Berti affirms that Italy is quite advanced when it comes to maternity rights. In fact, women in Italy have the right to at least five months maternity leave with at least 80 percent salary (though companies often pay 100 percent during leave). Yet the issue boils down to the aid provided immediately after birth: “There’s not much help with maternity blues, with getting back into the work world… so that’s the role we try to fill… Our role right now is to inform women what services they are entitled to and to create a space for them to share their experiences.”
Despite their initial motherhood mission, the young association has become a full-blown safe space “for women by women,” not just mothers. To this end, they have grown to employ theater as a means of community formation. Teachers Chiara and Julieta embrace the Meisner technique in their ME_DEA theater lab, classes that consist of improvisation and the collaborative creation of a final play. Autonomous action is a key issue faced by community members; the theater lab thus focuses on the notion of “freeing oneself from the defenses and habits that prevents {a person} from acting in their own nature.” Though only a small sample of their many activities, the lab reflects Le Curandaie’s 360-degree approach to aiding its members, from practical aid to moral and emotional support.
Strolling around Le Cure, passersby often mistake Le Curandaie for a trendy shop.
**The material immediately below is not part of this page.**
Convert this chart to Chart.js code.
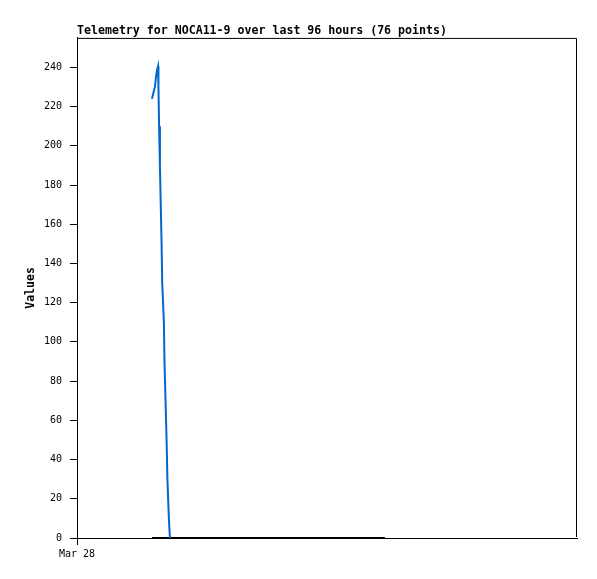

Located next to a neighborhood favorite pasta boutique, its airy windows and colorful displays materialize into a cool collaborative space. As the association becomes ever more woven into the fabric of Le Cure’s community life, their aesthetic plays a central role in what they do: the problems faced by the community’s women are the same Berti and Vaiani Lisi faced themselves. For the community by the community, Le Curandaie is democracy at its finest.
I, too, an observer-turned-participant of the theater workshop, felt strangely comfortable in the cozy Curandaie space. Welcomed with open arms, I saw in these women the same sense of solidarity observed in the powerful U.S. women’s movements I have been following from afar. In days where political uncertainty leads to voids in community life, Le Curandaie are the women pulling up their sleeves to pick up slack-a small but mighty association of women redefining Le Cure’s urban life.